[Rows from a dataset of charts and code]
---

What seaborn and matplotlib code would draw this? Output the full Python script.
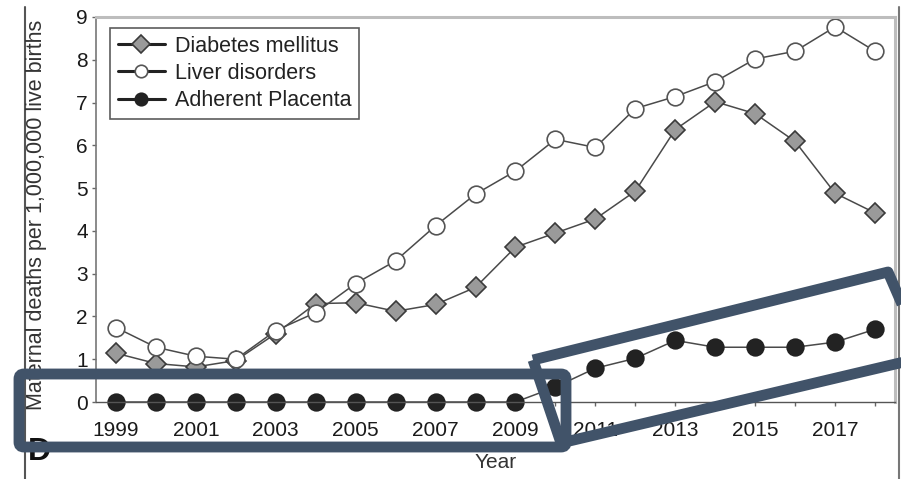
import matplotlib
matplotlib.use("Agg")
import matplotlib.pyplot as plt
from matplotlib import patches, lines as mlines
from matplotlib.transforms import IdentityTransform
import numpy as np
import pandas as pd
import seaborn as sns

# ---- data -------------------------------------------------------------
years = list(range(1999, 2019))
diabetes = [1.14, 0.90, 0.82, 0.97, 1.60, 2.30, 2.32, 2.12, 2.28, 2.68,
            3.62, 3.95, 4.28, 4.93, 6.37, 7.02, 6.74, 6.09, 4.88, 4.42]
liver = [1.74, 1.28, 1.07, 1.00, 1.67, 2.09, 2.77, 3.30, 4.12, 4.86,
         5.40, 6.14, 5.95, 6.86, 7.14, 7.49, 8.02, 8.20, 8.77, 8.20]
placenta = [0, 0, 0, 0, 0, 0, 0, 0, 0, 0, 0,
            0.35, 0.79, 1.02, 1.44, 1.28, 1.28, 1.28, 1.40, 1.70]
series_names = ["Diabetes mellitus", "Liver disorders", "Adherent Placenta"]
y_ticks = list(range(0, 10))
x_tick_labels = [str(y) if y % 2 == 1 else "" for y in years]

# ---- figure -----------------------------------------------------------
W, H = 901, 479
sns.set_theme(style="white")
plt.rcParams["font.family"] = ["Liberation Sans", "DejaVu Sans"]
fig = plt.figure(figsize=(W / 100, H / 100), dpi=100)
ax = fig.add_axes([96 / W, 1 - 402 / H, (895 - 96) / W, (402 - 17) / H])

df = pd.DataFrame({"year": years * 3,
                   "value": diabetes + liver + placenta,
                   "series": np.repeat(series_names, len(years))})

line_col = "#4a4a4a"
styles = {
    "Diabetes mellitus": dict(marker="D", markersize=10, markerfacecolor="#9a9a9a",
                              markeredgecolor="#3a3a3a"),
    "Liver disorders": dict(marker="o", markersize=12, markerfacecolor="white",
                            markeredgecolor="#555555"),
    "Adherent Placenta": dict(marker="o", markersize=12, markerfacecolor="#222222",
                              markeredgecolor="#222222"),
}
handles = []
for name in series_names:
    sub = df[df["series"] == name]
    sns.lineplot(data=sub, x="year", y="value", ax=ax, color=line_col,
                 linewidth=1.1, markeredgewidth=1.2, clip_on=False,
                 legend=False, **styles[name])
    handles.append(mlines.Line2D([], [], color="#222222", linewidth=2.2,
                                 markeredgewidth=1.2,
                                 **{k: v for k, v in styles[name].items()
                                    if k != "markersize"},
                                 markersize=9))

ax.set_xlim(1998.5, 2018.5)
ax.set_ylim(0, 9)
ax.set_xticks(years)
ax.set_xticklabels(x_tick_labels)
ax.set_yticks(y_ticks)
ax.tick_params(axis="x", direction="out", length=3, width=1, color="#666666",
               pad=11, labelsize=15, labelcolor="#1a1a1a", bottom=True)
ax.tick_params(axis="y", direction="out", length=3, width=1, color="#666666",
               pad=3, labelsize=15, labelcolor="#1a1a1a", left=True)
ax.set_xlabel("Year", fontsize=15, color="#333333", labelpad=9)
ax.set_ylabel("")

ax.spines["left"].set_color("#777777")
ax.spines["left"].set_linewidth(1.2)
ax.spines["bottom"].set_color("#555555")
ax.spines["bottom"].set_linewidth(1.0)
for s in ("top", "right"):
    ax.spines[s].set_color("#bdbdbd")
    ax.spines[s].set_linewidth(2.2)

fig.text(36.5 / W, 1 - 215 / H, "Maternal deaths per 1,000,000 live births",
         rotation=90, ha="center", va="center", fontsize=15.5, color="#333333")

leg = ax.legend(handles, series_names, loc="upper left",
                bbox_to_anchor=((110 - 96) / 799, (402 - 28) / 385),
                borderaxespad=0, frameon=True, fancybox=False, fontsize=15.5,
                handlelength=2.2, handletextpad=0.45, labelspacing=0.3,
                borderpad=0.35)
leg.get_frame().set_edgecolor("#333333")
leg.get_frame().set_linewidth(1.2)
for t in leg.get_texts():
    t.set_color("#222222")

# panel letter and page frame lines
fig.text(28 / W, 1 - 460 / H, "D", fontsize=23, fontweight="bold",
         color="#111111", ha="left", va="baseline")
fig.add_artist(mlines.Line2D([25 / W, 25 / W], [0, 1 - 7 / H], color="#555555",
                             linewidth=1.5, transform=fig.transFigure))
fig.add_artist(mlines.Line2D([899 / W, 899 / W], [0, 1 - 7 / H], color="#777777",
                             linewidth=1.5, transform=fig.transFigure))

# highlight frames drawn in pixel coordinates
hl = "#415369"
box1 = patches.FancyBboxPatch((19, H - 447), 566 - 19, 447 - 374,
                              boxstyle="round,pad=0,rounding_size=5",
                              fill=False, edgecolor=hl, linewidth=7.8,
                              transform=IdentityTransform(), zorder=10)
fig.add_artist(box1)
quad = [(533, 360), (888, 272), (925, 357), (561, 443)]
box2 = patches.Polygon([(x, H - y) for x, y in quad], closed=True, fill=False,
                       edgecolor=hl, linewidth=7.8, joinstyle="round",
                       transform=IdentityTransform(), zorder=10)
fig.add_artist(box2)

fig.savefig("out.png", dpi=100)
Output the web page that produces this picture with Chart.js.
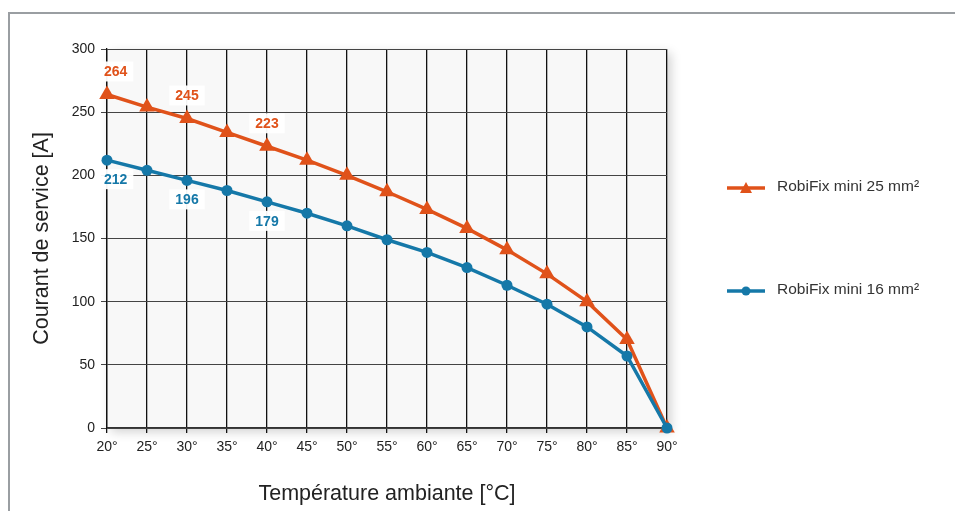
<!DOCTYPE html>
<html>
<head>
<meta charset="utf-8">
<script src="https://cdn.jsdelivr.net/npm/chart.js@4/dist/chart.umd.min.js"></script>
<style>
html,body{margin:0;padding:0;background:#fff;}
#wrap{width:955px;height:511px;position:relative;}
</style>
</head>
<body>
<div id="wrap"><canvas id="c" width="955" height="511"></canvas></div>
<script>
const temperatures = ['20°','25°','30°','35°','40°','45°','50°','55°','60°','65°','70°','75°','80°','85°','90°'];
const series25 = [264,254,245,234,223,212,200,187,173,158,141,122,100,70,0];
const series16 = [212,204,196,188,179,170,160,149,139,127,113,98,80,57,0];
const labelIndices = [0,2,4];
const seriesNames = ['RobiFix mini 25 mm²','RobiFix mini 16 mm²'];
const yTicks = [0,50,100,150,200,250,300];

const ORANGE = '#e0521a';
const BLUE = '#1578a8';
const FONT = '"Liberation Sans", Arial, Helvetica, sans-serif';

const framePlugin = {
  id: 'frame',
  beforeDraw(chart) {
    const ctx = chart.ctx, a = chart.chartArea;
    ctx.save();
    ctx.fillStyle = '#fff';
    ctx.fillRect(0,0,chart.width,chart.height);
    ctx.strokeStyle = '#9a9ea2';
    ctx.lineWidth = 2;
    ctx.beginPath();
    ctx.moveTo(9, chart.height + 5);
    ctx.lineTo(9, 13);
    ctx.lineTo(chart.width, 13);
    ctx.stroke();
    ctx.shadowColor = 'rgba(0,0,0,0.18)';
    ctx.shadowBlur = 10;
    ctx.shadowOffsetX = 4;
    ctx.shadowOffsetY = 4;
    ctx.fillStyle = '#f8f8f8';
    ctx.fillRect(a.left, a.top, a.right - a.left, a.bottom - a.top);
    ctx.restore();
  },
  afterDatasetsDraw(chart) {
    const ctx = chart.ctx, a = chart.chartArea;
    ctx.save();
    ctx.font = 'bold 14px ' + FONT;
    ctx.textAlign = 'center';
    ctx.textBaseline = 'middle';
    const cfgs = [{ds:0, color:ORANGE, dy:-23}, {ds:1, color:BLUE, dy:19}];
    cfgs.forEach(cf => {
      const meta = chart.getDatasetMeta(cf.ds);
      const data = chart.data.datasets[cf.ds].data;
      labelIndices.forEach(i => {
        const pt = meta.data[i];
        const txt = String(data[i]);
        const w = ctx.measureText(txt).width;
        let x = Math.max(pt.x, a.left + w/2 - 3);
        const y = pt.y + cf.dy;
        ctx.fillStyle = 'rgba(255,255,255,0.95)';
        ctx.fillRect(x - w/2 - 6, y - 10, w + 12, 20);
        ctx.fillStyle = cf.color;
        ctx.fillText(txt, x, y + 1);
      });
    });
    // legend
    ctx.font = '15.5px ' + FONT;
    ctx.textAlign = 'left';
    const leg = [{name:seriesNames[0], color:ORANGE, y:188, tri:true},
                 {name:seriesNames[1], color:BLUE, y:291, tri:false}];
    leg.forEach(l => {
      ctx.strokeStyle = l.color;
      ctx.lineWidth = 3.5;
      ctx.beginPath();
      ctx.moveTo(727, l.y);
      ctx.lineTo(765, l.y);
      ctx.stroke();
      ctx.fillStyle = l.color;
      ctx.beginPath();
      if (l.tri) {
        ctx.moveTo(746, l.y - 6);
        ctx.lineTo(752, l.y + 5);
        ctx.lineTo(740, l.y + 5);
        ctx.closePath();
      } else {
        ctx.arc(746, l.y, 4.5, 0, Math.PI*2);
      }
      ctx.fill();
      ctx.fillStyle = '#333';
      ctx.fillText(l.name, 777, l.y - 1);
    });
    ctx.restore();
  }
};

new Chart(document.getElementById('c'), {
  type: 'line',
  data: {
    labels: temperatures,
    datasets: [
      {label: seriesNames[0], data: series25, borderColor: ORANGE, backgroundColor: ORANGE,
       borderWidth: 3.5, pointStyle: 'triangle', pointRadius: 9, pointBorderWidth: 0,
       tension: 0, clip: false, order: 1},
      {label: seriesNames[1], data: series16, borderColor: BLUE, backgroundColor: BLUE,
       borderWidth: 3.5, pointStyle: 'circle', pointRadius: 5.5, pointBorderWidth: 0,
       tension: 0, clip: false, order: 0}
    ]
  },
  options: {
    responsive: false,
    animation: false,
    devicePixelRatio: 1,
    layout: {padding: {left: 0, top: 49, right: 288, bottom: 0}},
    plugins: {legend: {display: false}, tooltip: {enabled: false}},
    scales: {
      x: {
        type: 'category',
        offset: false,
        grid: {color: '#111', lineWidth: 1.3, tickLength: 5, drawOnChartArea: true},
        border: {color: '#333', width: 1.3},
        ticks: {color: '#222', font: {family: FONT, size: 14}, padding: 6, maxRotation: 0, autoSkip: false},
        title: {display: true, text: 'Température ambiante [°C]', color: '#222',
                font: {family: FONT, size: 21.5}, padding: {top: 16}},
        afterFit(s) { s.height = 83; }
      },
      y: {
        min: 0, max: 300,
        afterBuildTicks(s) { s.ticks = yTicks.map(v => ({value: v})); },
        grid: {color: '#444', lineWidth: 1, tickLength: 6},
        border: {color: '#111', width: 1.3},
        ticks: {color: '#222', font: {family: FONT, size: 14}, padding: 6},
        title: {display: true, text: 'Courant de service [A]', color: '#222',
                font: {family: FONT, size: 21.5}, padding: {top: 29, bottom: 0}},
        afterFit(s) { s.width = 107; }
      }
    }
  },
  plugins: [framePlugin]
});
</script>
</body>
</html>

---

- [Short exercise]:
Your task is to reproduce exactly the lines from the start of the data above through the line containing "ax = fig.add_axes([96", leaving every picture out.

- [Task answer]:
What seaborn and matplotlib code would draw this? Output the full Python script.
import matplotlib
matplotlib.use("Agg")
import matplotlib.pyplot as plt
from matplotlib import patches, lines as mlines
from matplotlib.transforms import IdentityTransform
import numpy as np
import pandas as pd
import seaborn as sns

# ---- data -------------------------------------------------------------
years = list(range(1999, 2019))
diabetes = [1.14, 0.90, 0.82, 0.97, 1.60, 2.30, 2.32, 2.12, 2.28, 2.68,
            3.62, 3.95, 4.28, 4.93, 6.37, 7.02, 6.74, 6.09, 4.88, 4.42]
liver = [1.74, 1.28, 1.07, 1.00, 1.67, 2.09, 2.77, 3.30, 4.12, 4.86,
         5.40, 6.14, 5.95, 6.86, 7.14, 7.49, 8.02, 8.20, 8.77, 8.20]
placenta = [0, 0, 0, 0, 0, 0, 0, 0, 0, 0, 0,
            0.35, 0.79, 1.02, 1.44, 1.28, 1.28, 1.28, 1.40, 1.70]
series_names = ["Diabetes mellitus", "Liver disorders", "Adherent Placenta"]
y_ticks = list(range(0, 10))
x_tick_labels = [str(y) if y % 2 == 1 else "" for y in years]

# ---- figure -----------------------------------------------------------
W, H = 901, 479
sns.set_theme(style="white")
plt.rcParams["font.family"] = ["Liberation Sans", "DejaVu Sans"]
fig = plt.figure(figsize=(W / 100, H / 100), dpi=100)
ax = fig.add_axes([96 / W, 1 - 402 / H, (895 - 96) / W, (402 - 17) / H])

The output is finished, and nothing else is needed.